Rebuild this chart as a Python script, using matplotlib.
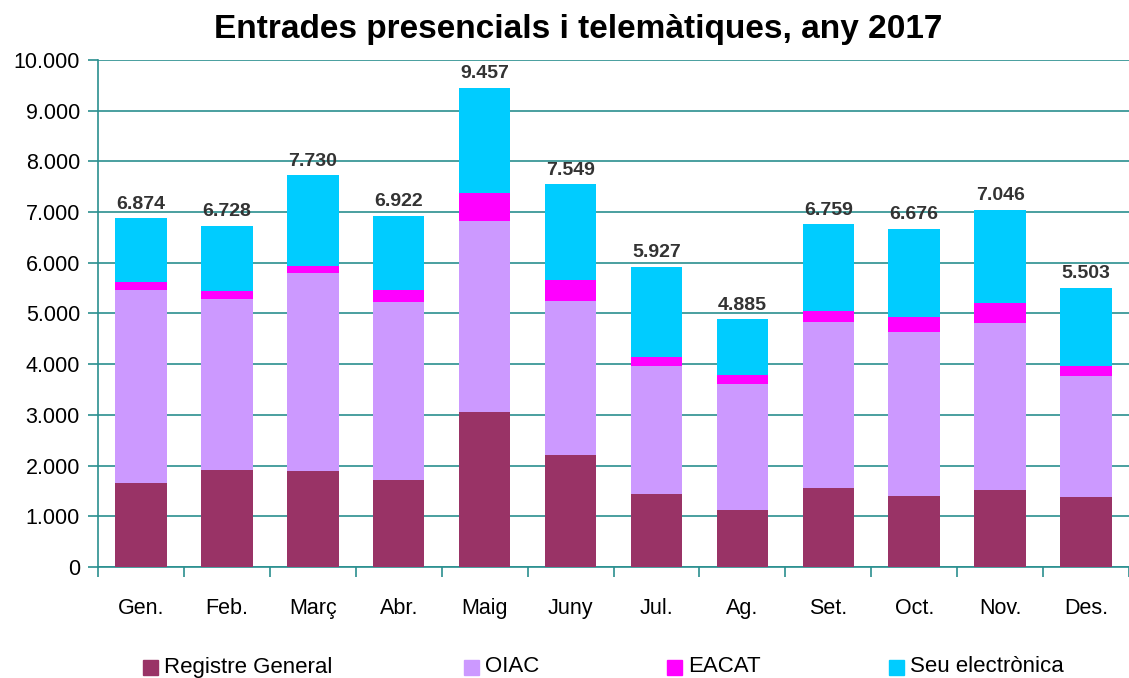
import numpy as np
import matplotlib
matplotlib.use("Agg")
import matplotlib.pyplot as plt
from matplotlib.patches import Rectangle
from matplotlib.ticker import FuncFormatter

months = ["Gen.", "Feb.", "Març", "Abr.", "Maig", "Juny", "Jul.", "Ag.", "Set.", "Oct.", "Nov.", "Des."]
registre = [1651, 1908, 1888, 1711, 3053, 2204, 1434, 1118, 1553, 1395, 1513, 1375]
oiac = [3810, 3375, 3908, 3513, 3769, 3039, 2527, 2487, 3276, 3237, 3296, 2388]
eacat = [164, 164, 145, 243, 553, 415, 177, 178, 217, 296, 395, 204]
totals = [6874, 6728, 7730, 6922, 9457, 7549, 5927, 4885, 6759, 6676, 7046, 5503]
seu = [t - r - o - e for t, r, o, e in zip(totals, registre, oiac, eacat)]

series = [("Registre General", registre, "#993366"),
          ("OIAC", oiac, "#cc99ff"),
          ("EACAT", eacat, "#ff00ff"),
          ("Seu electrònica", seu, "#00ccff")]

plt.rcParams["font.family"] = ["Liberation Sans", "DejaVu Sans"]
teal = "#2a8f8f"

fig = plt.figure(figsize=(11.29, 6.78), dpi=100)
ax = fig.add_axes([98 / 1129, 1 - 567 / 678, 1 - 98 / 1129, (567 - 60) / 678])

x = np.arange(len(months))
bottom = np.zeros(len(months))
for name, vals, col in series:
    ax.bar(x, vals, width=0.6, bottom=bottom, color=col, label=name, zorder=3)
    bottom += np.array(vals)

for xi, t in zip(x, totals):
    ax.text(xi, t + 110, f"{t:,}".replace(",", "."), ha="center", va="bottom",
            fontsize=14, fontweight="bold", color="#333333")

ax.set_xlim(-0.5, len(months) - 0.5)
ax.set_ylim(0, 10000)
ax.set_yticks(np.arange(0, 10001, 1000))
ax.yaxis.set_major_formatter(FuncFormatter(lambda v, p: f"{int(v):,}".replace(",", ".")))
ax.yaxis.grid(True, color=teal, linewidth=1.2, zorder=0)
ax.set_axisbelow(True)

ax.set_xticks(x)
ax.set_xticklabels(months)
ax.set_xticks(np.arange(-0.5, len(months), 1), minor=True)
ax.tick_params(axis="x", which="major", length=0, pad=22, labelsize=15.5)
ax.tick_params(axis="x", which="minor", length=7, color=teal, width=1.2)
ax.tick_params(axis="y", length=7, color=teal, width=1.2, labelsize=15.5, pad=6)

for s in ["top", "right"]:
    ax.spines[s].set_visible(False)
for s in ["left", "bottom"]:
    ax.spines[s].set_color(teal)
    ax.spines[s].set_linewidth(1.2)

fig.text(0.512, 0.957, "Entrades presencials i telemàtiques, any 2017", ha="center", va="center",
         fontsize=24, fontweight="bold")

# legend laid out like the original
leg_x = [143, 464, 667, 889]
for (name, _, col), lx in zip(series, leg_x):
    fig.patches.append(Rectangle((lx / 1129, 1 - 675 / 678), 15 / 1129, 15 / 678,
                                 transform=fig.transFigure, color=col, figure=fig))
    fig.text((lx + 21) / 1129, 1 - 667 / 678, name, ha="left", va="center", fontsize=16)

fig.savefig("out.png", dpi=100)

# Given exercise:
Give again exactly the lines running from the beginning of the material above through the line that contains "from matplotlib.ticker import FuncFormatter", and leave out every picture.

# The reply:
Rebuild this chart as a Python script, using matplotlib.
import numpy as np
import matplotlib
matplotlib.use("Agg")
import matplotlib.pyplot as plt
from matplotlib.patches import Rectangle
from matplotlib.ticker import FuncFormatter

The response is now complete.